If you set out purposely to pursue happiness, it flees in front of you and you
can never catch it. But ignore it, and it will creep back and embrace you.
So,
before you go cruising make sure you understand what happiness is. Make sure,
too, that your cruising plan is based on a solid goal. And then, if you have a
good number of points in the Black Box, happiness will wrap its welcome cloak
around you and you will find the serenity you seek.
Today’s Thought
Happiness? A good cigar, a
good meal, a good cigar and a good woman — or a bad woman; it depends on how
much happiness you can handle.
—
George Burns, NBC TV, 16 Oct 84
Tailpiece
“Why
don’t you play bridge with Jim any more?”
“Well,
would you play with a man who keeps aces up his sleeve and cheats every time he
writes the score down?”
“Of
course not.”
“Neither
will Jim.”
(Drop by every Monday,
Wednesday, Friday for another Mainly about Boats column.)
4 comments:
Success rate of only 30-40%? How have you defined "success"? Only those who continue cruising? Going cruising for 1-2 years and returning home because you've figured out cruising (and living) back home is more enjoyable for you (as we did) is, in my mind, equally successful.
Pelagia, I believe that statistic came from the Pardeys, who have studied the matter in some detail. I agree that cruising for a couple of years and then coming back to live at home is "successful." It depends on whether you achieved your stated goal and whether, indeed you had a goal at all. Too many people set off without a set plan for exactly where they are going and when they should be there. The goal needn't be fancy. You don't have to sail around the world. Taking the temperature of the sea in mid-oceans for a university research group could be a goal. Collecting postage stamps from every country Joshua Slocum visited is another. If you don't have goals, or you don't plan for them and achieve them, you change from a serious cruiser to a wandering liveaboard, and the chances of your giving up sailing become greater. Rows break out with your partners, because you can't agree how long to stay in a certain place, or where to go next. If you have a goal, those decisions are made for you, and made well in advance, so everyone knows what to expect. I believe that the Pardeys regarded giving up sailing early on as the big sin, as the sign of an unsuccessful cruise, but it takes all kinds to make a cruising world and I don't know whether you'd call Bernard Moitessier unsuccessful in his early days just because he was a wanderer, a self-styled vagabond, with no set goals except to enjoy himself on the deep wide ocean. Liveaboards might not automatically be successful cruisers, but there's nothing to stop them enjoying themselves in other ways, I guess.
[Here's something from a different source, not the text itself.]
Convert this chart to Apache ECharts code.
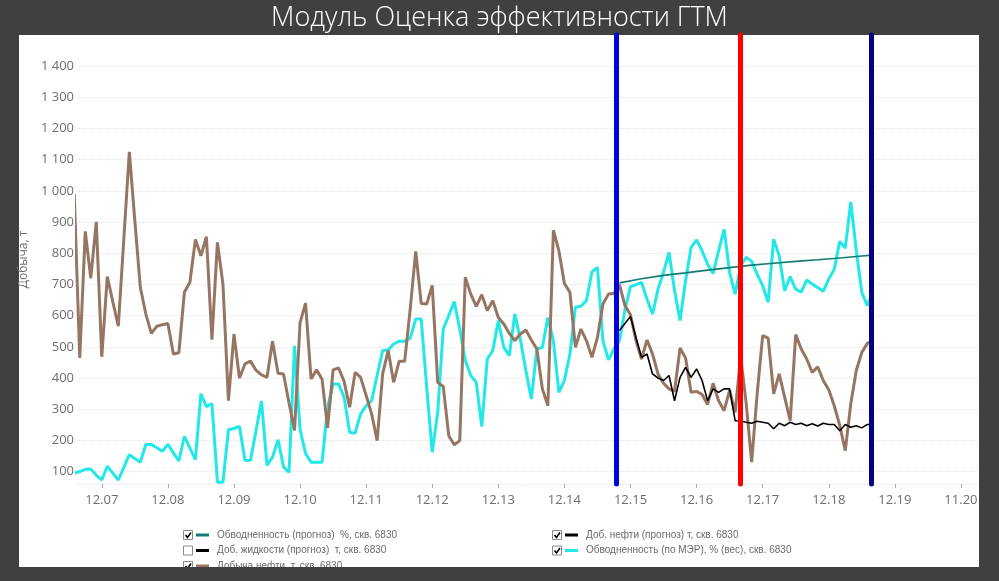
<!DOCTYPE html>
<html lang="ru">
<head>
    <meta charset="UTF-8">
    <title>Модуль Оценка эффективности ГТМ</title>
    <style>
        html, body { margin: 0; padding: 0; background: #404040; }
    </style>
</head>

<script src="https://cdn.jsdelivr.net/npm/echarts@6/dist/echarts.min.js"></script>

<body>
<div id="main" style="height: 581px;width: 999px"></div>
<script type="text/javascript">
    // подписи оси X (метка каждые 12 точек)
    var xLabels = ['12.07', '12.08', '12.09', '12.10', '12.11', '12.12', '12.13',
        '12.14', '12.15', '12.16', '12.17', '12.18', '12.19', '11.20']
    var yTicks = [100, 200, 300, 400, 500, 600, 700, 800, 900, 1000, 1100, 1200, 1300, 1400]

    // Добыча нефти, т (факт) — первая точка при месяце -5
    var oilStart = -5
    var oilFact = [990, 464, 870, 720, 901, 468, 725, 645, 566, 845, 1125, 905, 690, 605, 543, 566, 571,
        575, 477, 481, 675, 707, 844, 792, 853, 523, 835, 701, 327,
        541, 400, 445, 454, 425, 410, 402, 518, 415, 413, 320, 232,
        577, 640, 397, 426, 396, 240, 426, 432, 389, 306, 418, 402,
        344, 285, 199, 413, 488, 386, 454, 454, 620, 806, 639, 637,
        697, 386, 373, 215, 186, 199, 723, 669, 630, 667, 616, 648,
        594, 573, 543, 520, 541, 554, 522, 493, 365, 311, 874, 808,
        703, 675, 498, 557, 520, 466, 530, 637, 669, 671, 699, 632,
        603, 520, 461, 522, 477, 413, 383, 365, 357, 496, 464, 354,
        357, 347, 315, 383, 327, 295, 360, 290, 470, 320, 130, 349,
        536, 528, 349, 413, 338, 263, 539, 493, 461, 418, 436, 392,
        362, 311, 247, 167, 317, 424, 482, 511, 520]

    // Обводненность (по МЭР), % (вес)
    var waterStart = -5
    var waterFact = [95, 100, 107, 108, 88, 73, 117, 95, 73, 113, 154, 142, 130, 187, 187, 176, 165,
        187, 160, 134, 213, 175, 138, 349, 308, 318, 66, 66, 234,
        238, 245, 135, 136, 231, 326, 120, 146, 202, 115, 97, 503,
        235, 158, 130, 130, 130, 306, 381, 381, 338, 226, 223, 285,
        311, 327, 408, 488, 490, 509, 518, 518, 528, 589, 589, 370,
        162, 290, 557, 600, 645, 557, 456, 408, 386, 244, 461, 488,
        584, 498, 472, 605, 525, 424, 333, 493, 498, 594, 520, 354,
        392, 477, 627, 630, 648, 740, 755, 520, 458, 493, 520, 620,
        693, 699, 707, 653, 605, 685, 739, 803, 680, 584, 712, 819,
        843, 808, 765, 735, 808, 877, 739, 669, 760, 787, 774, 733,
        696, 643, 845, 792, 680, 725, 685, 675, 714, 701, 690, 678,
        717, 749, 838, 817, 965, 808, 675, 632, 675]

    // Доб. нефти (прогноз) т
    var oilFcStart = 94
    var oilForecast = [552, 575, 597, 530, 466, 477, 413, 400, 392, 408, 327, 402, 434,
        402, 429, 392, 327, 365, 354, 365, 365, 263, 262, 258, 255, 261, 258,
        255, 237, 255, 247, 258, 251, 255, 247, 253, 246, 255, 251, 251,
        231, 251, 242, 247, 240, 251, 251]

    // Обводненность (прогноз) %
    var waterFcMonths = [94, 98, 102, 106, 110, 114, 118, 122, 126, 130, 134, 138, 140]
    var waterForecast = [705, 718, 729, 737, 746, 754, 762, 768, 774, 779, 785, 791, 794]

    // вертикальные отметки (месяц)
    var marks = [93.5, 116, 139.8]
    var markColors = ['#0000dd', '#ff0000', '#000080']

    var legendNames = ['Обводненность (прогноз)  %, скв. 6830', 'Доб. жидкости (прогноз)  т, скв. 6830',
        'Добыча нефти, т, скв. 6830', 'Доб. нефти (прогноз) т, скв. 6830', 'Обводненность (по МЭР), % (вес), скв. 6830']
    var legendColors = ['#137a72', '#000000', '#967662', '#000000', '#22e8e8']
    var legendChecked = [true, false, true, true, true]

    function pairs(start, arr) {
        return arr.map(function (v, i) { return [start + i, v] })
    }

    function legendGraphics() {
        var els = []
        legendNames.forEach(function (name, i) {
            var col = i < 3 ? 0 : 1
            var row = i < 3 ? i : i - 3
            var x = col === 0 ? 183 : 552
            var y = 535 + row * 15.5
            els.push({type: 'rect', shape: {x: x + 0.5, y: y - 4.5, width: 9, height: 9},
                style: {fill: '#fff', stroke: '#8a8a8a', lineWidth: 1}, z: 5})
            if (legendChecked[i]) {
                els.push({type: 'polyline', shape: {points: [[x + 2.5, y], [x + 4.5, y + 2.5], [x + 8, y - 2.5]]},
                    style: {stroke: '#000', lineWidth: 1.6, fill: null}, z: 6})
            }
            els.push({type: 'rect', shape: {x: x + 13, y: y - 1.5, width: 13, height: 3},
                style: {fill: legendColors[i]}, z: 5})
            els.push({type: 'text', x: x + 34, y: y, z: 5,
                style: {text: name, fill: '#6a6a6a', fontSize: 10,
                    fontFamily: '"Liberation Sans", Arial, sans-serif',
                    verticalAlign: 'middle', align: 'left'}})
        })
        return els
    }

    function drew() {
        var myChart = echarts.init(document.getElementById('main'), null, {renderer: 'canvas'})
        var option = {
            animation: false,
            backgroundColor: '#404040',
            textStyle: {fontFamily: '"Open Sans", "Noto Sans", sans-serif'},
            title: {
                text: 'Модуль Оценка эффективности ГТМ',
                left: 'center',
                top: 0,
                textStyle: {
                    color: '#ffffff',
                    fontSize: 27,
                    fontWeight: 300,
                    fontFamily: '"Open Sans", "Noto Sans", sans-serif'
                }
            },
            graphic: {
                elements: [
                    {type: 'rect', shape: {x: 19, y: 35, width: 960, height: 532},
                        style: {fill: '#ffffff'}, z: -100, silent: true}
                ].concat(legendGraphics()).concat([
                    {type: 'rect', shape: {x: 0, y: 567, width: 999, height: 14},
                        style: {fill: '#404040'}, z: 100, silent: true}
                ])
            },
            grid: {left: 77, right: 21, top: 35, bottom: 97},
            xAxis: {
                type: 'value',
                min: -4.5,
                max: 159.1,
                axisLine: {show: true, lineStyle: {color: '#f0f0f0'}},
                axisTick: {show: true, length: 4, customValues: xLabels.map(function (l, i) { return i * 12 }),
                    lineStyle: {color: '#aaaaaa'}},
                axisLabel: {
                    customValues: xLabels.map(function (l, i) { return i * 12 }),
                    formatter: function (v) { return xLabels[Math.round(v / 12)] },
                    color: '#6e6e6e',
                    fontSize: 13,
                    margin: 10
                },
                splitLine: {show: false}
            },
            yAxis: {
                type: 'value',
                name: 'Добыча, т',
                nameLocation: 'middle',
                nameRotate: 90,
                nameGap: 44,
                nameTextStyle: {color: '#6e6e6e', fontSize: 12},
                min: 60,
                max: 1500,
                axisLine: {show: false},
                axisTick: {show: false, customValues: yTicks},
                axisLabel: {
                    customValues: yTicks,
                    formatter: function (v) { return String(v).replace(/\B(?=(\d{3})+(?!\d))/g, ' ') },
                    color: '#6e6e6e',
                    fontSize: 13,
                    margin: 3
                },
                splitLine: {show: true, lineStyle: {color: '#e2e2e2', type: 'dotted'}}
            },
            series: [
                {
                    name: 'Обводненность (по МЭР), % (вес), скв. 6830',
                    type: 'line',
                    data: pairs(waterStart, waterFact),
                    showSymbol: false,
                    lineStyle: {color: '#22e8e8', width: 3},
                    z: 2
                },
                {
                    name: 'Добыча нефти, т, скв. 6830',
                    type: 'line',
                    data: pairs(oilStart, oilFact),
                    showSymbol: false,
                    lineStyle: {color: '#967662', width: 3},
                    z: 3
                },
                {
                    name: 'Доб. нефти (прогноз) т, скв. 6830',
                    type: 'line',
                    data: pairs(oilFcStart, oilForecast),
                    showSymbol: false,
                    lineStyle: {color: '#000000', width: 1.6},
                    z: 4
                },
                {
                    name: 'Обводненность (прогноз)  %, скв. 6830',
                    type: 'line',
                    data: waterFcMonths.map(function (m, i) { return [m, waterForecast[i]] }),
                    showSymbol: false,
                    lineStyle: {color: '#137a72', width: 1.6},
                    z: 4,
                    markLine: {
                        silent: true,
                        symbol: ['none', 'none'],
                        label: {show: false},
                        lineStyle: {width: 5, type: 'solid', cap: 'round'},
                        data: marks.map(function (m, i) {
                            return {xAxis: m, lineStyle: {color: markColors[i], width: 5, type: 'solid', cap: 'round'}}
                        })
                    }
                }
            ]
        }
        myChart.setOption(option)
    }

    drew()
</script>

</body>
</html>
I think another point may be made about having a shore based abode to return to. Selling all and jumping aboard a boat may seem like a great plan, but what if things fail to work out, or you get ill or injured? We are land creatures first. Not having a backup abode ashore seems to me no different than not having a backup bilge pump if the electric one bites the dust. If you are single like me, with no family nearby, this becomes even more critical. My own objective would be to have at least one to two years of rent money stashed in a "do not touch" account, or a late model mobile home back ashore.
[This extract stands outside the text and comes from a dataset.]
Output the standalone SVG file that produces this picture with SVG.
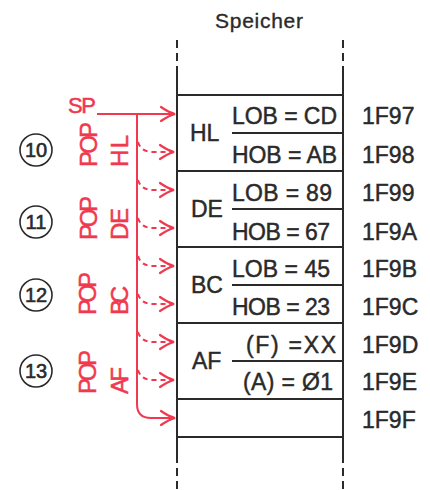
<svg xmlns="http://www.w3.org/2000/svg" width="430" height="490" viewBox="0 0 430 490">
  <style>
    .ink { fill: #2a2a2a; stroke: #2a2a2a; stroke-width: 0.45; font-family: "Liberation Sans", Arial, sans-serif; }
    .cell { font-size: 23px; }
    .addr { font-size: 23px; }
    .title { font-size: 21px; stroke-width: 0.35; }
    .red { fill: #f0384f; stroke: #f0384f; stroke-width: 0.5; font-family: "Liberation Sans", Arial, sans-serif; }
    .pop { font-size: 24px; }
    .frame { stroke: #2a2a2a; stroke-width: 2; fill: none; }
    .frame-dash { stroke: #2a2a2a; stroke-width: 2; fill: none; stroke-dasharray: 8 5; }
    .rule { stroke: #2a2a2a; stroke-width: 2; }
    .wire { stroke: #f0384f; stroke-width: 2; fill: none; }
    .wire-dash { stroke: #f0384f; stroke-width: 2; fill: none; stroke-dasharray: 5 4; }
    .ring { fill: none; stroke: #2a2a2a; stroke-width: 1.6; }
    .num { font-size: 20px; stroke-width: 0.6; }
  </style>
  <defs>
    <marker id="head" markerUnits="userSpaceOnUse" markerWidth="20" markerHeight="20" refX="16" refY="10" orient="auto">
      <path d="M2,3 Q10,8.5 16,10 Q10,11.5 2,17" fill="none" stroke="#f0384f" stroke-width="2.2" stroke-linecap="round"/>
    </marker>
  </defs>

  <rect width="430" height="490" fill="#ffffff"/>

  <!-- memory column -->
  <g id="memory">
    <text class="ink title" x="215" y="28" textLength="88">Speicher</text>
    <line class="frame-dash" x1="177" y1="40" x2="177" y2="66"/>
    <line class="frame-dash" x1="343" y1="40" x2="343" y2="66"/>
    <line class="frame" x1="177" y1="66" x2="177" y2="463"/>
    <line class="frame" x1="343" y1="66" x2="343" y2="463"/>
    <line class="frame-dash" x1="177" y1="468" x2="177" y2="490"/>
    <line class="frame-dash" x1="343" y1="468" x2="343" y2="490"/>
    <!-- full row borders -->
    <line class="rule" x1="177" y1="95" x2="343" y2="95"/>
    <line class="rule" x1="177" y1="171" x2="343" y2="171"/>
    <line class="rule" x1="177" y1="247" x2="343" y2="247"/>
    <line class="rule" x1="177" y1="323" x2="343" y2="323"/>
    <line class="rule" x1="177" y1="399" x2="343" y2="399"/>
    <line class="rule" x1="177" y1="437" x2="343" y2="437"/>
    <!-- byte separators -->
    <line class="rule" x1="232" y1="133" x2="343" y2="133"/>
    <line class="rule" x1="232" y1="209" x2="343" y2="209"/>
    <line class="rule" x1="232" y1="285" x2="343" y2="285"/>
    <line class="rule" x1="232" y1="361" x2="343" y2="361"/>
  </g>

  <g id="reg-hl">
    <text class="ink cell" x="190" y="141">HL</text>
    <text class="ink cell" x="232" y="124" textLength="105">LOB = CD</text>
    <text class="ink cell" x="232" y="163" textLength="105">HOB = AB</text>
  </g>
  <g id="reg-de">
    <text class="ink cell" x="191" y="217">DE</text>
    <text class="ink cell" x="232" y="201" textLength="100">LOB = 89</text>
    <text class="ink cell" x="232" y="240" textLength="98">HOB = 67</text>
  </g>
  <g id="reg-bc">
    <text class="ink cell" x="191" y="293">BC</text>
    <text class="ink cell" x="232" y="277" textLength="98">LOB = 45</text>
    <text class="ink cell" x="232" y="315" textLength="98">HOB = 23</text>
  </g>
  <g id="reg-af">
    <text class="ink cell" x="192" y="369">AF</text>
    <text class="ink cell" x="246" y="353" textLength="90">(F) =XX</text>
    <text class="ink cell" x="243" y="390" textLength="90">(A) = Ø1</text>
  </g>

  <!-- addresses -->
  <g id="addresses">
    <text class="ink addr" x="362" y="124">1F97</text>
    <text class="ink addr" x="362" y="163">1F98</text>
    <text class="ink addr" x="362" y="201">1F99</text>
    <text class="ink addr" x="362" y="240">1F9A</text>
    <text class="ink addr" x="362" y="277">1F9B</text>
    <text class="ink addr" x="362" y="315">1F9C</text>
    <text class="ink addr" x="362" y="353">1F9D</text>
    <text class="ink addr" x="362" y="390">1F9E</text>
    <text class="ink addr" x="362" y="428">1F9F</text>
  </g>

  <!-- step markers and instructions -->
  <g id="step-10">
    <circle class="ring" cx="36" cy="150" r="16"/>
    <text class="ink num" x="36" y="157" text-anchor="middle">10</text>
    <text class="red pop" transform="translate(97,167) rotate(-90)" textLength="45">POP</text>
    <text class="red pop" transform="translate(128,167) rotate(-90)" textLength="32">HL</text>
  </g>
  <g id="step-11">
    <circle class="ring" cx="36" cy="222" r="16"/>
    <text class="ink num" x="36" y="229" text-anchor="middle">11</text>
    <text class="red pop" transform="translate(97,240) rotate(-90)" textLength="44">POP</text>
    <text class="red pop" transform="translate(128,240) rotate(-90)" textLength="32">DE</text>
  </g>
  <g id="step-12">
    <circle class="ring" cx="36" cy="295" r="16"/>
    <text class="ink num" x="36" y="302" text-anchor="middle">12</text>
    <text class="red pop" transform="translate(96,315) rotate(-90)" textLength="43">POP</text>
    <text class="red pop" transform="translate(128,315) rotate(-90)" textLength="29">BC</text>
  </g>
  <g id="step-13">
    <circle class="ring" cx="36" cy="371" r="16"/>
    <text class="ink num" x="36" y="378" text-anchor="middle">13</text>
    <text class="red pop" transform="translate(96,394) rotate(-90)" textLength="44">POP</text>
    <text class="red pop" transform="translate(128,394) rotate(-90)" textLength="27">AF</text>
  </g>

  <g id="sp">
    <text class="red" x="68" y="113" font-size="22" textLength="28">SP</text>
  </g>

  <!-- stack pointer movement -->
  <g id="connectors">
    <path class="wire" d="M97,114 L175,114" marker-end="url(#head)"/>
    <path class="wire" d="M137,114 L137,404 Q137,418 151,418 L175,418" marker-end="url(#head)"/>
    <path class="wire-dash" d="M138,142 Q141,152 153,152 L174,152" marker-end="url(#head)"/>
    <path class="wire-dash" d="M138,180 Q141,190 153,190 L174,190" marker-end="url(#head)"/>
    <path class="wire-dash" d="M138,218 Q141,228 153,228 L174,228" marker-end="url(#head)"/>
    <path class="wire-dash" d="M138,256 Q141,266 153,266 L174,266" marker-end="url(#head)"/>
    <path class="wire-dash" d="M138,294 Q141,304 153,304 L174,304" marker-end="url(#head)"/>
    <path class="wire-dash" d="M138,332 Q141,342 153,342 L174,342" marker-end="url(#head)"/>
    <path class="wire-dash" d="M138,370 Q141,380 153,380 L174,380" marker-end="url(#head)"/>
  </g>
</svg>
An old Chinese proverb defines the three things you need to make you happy. They are 1) something to do, 2) someone (or something) to love, 3) something to look forward to.
Most people who go cruising on board a good boat would normally have all of these things, therefore they must, by definition, be happy. If, however, you are a lone sailor who hates his boat and has no destination in mind, you might not have many happy moments.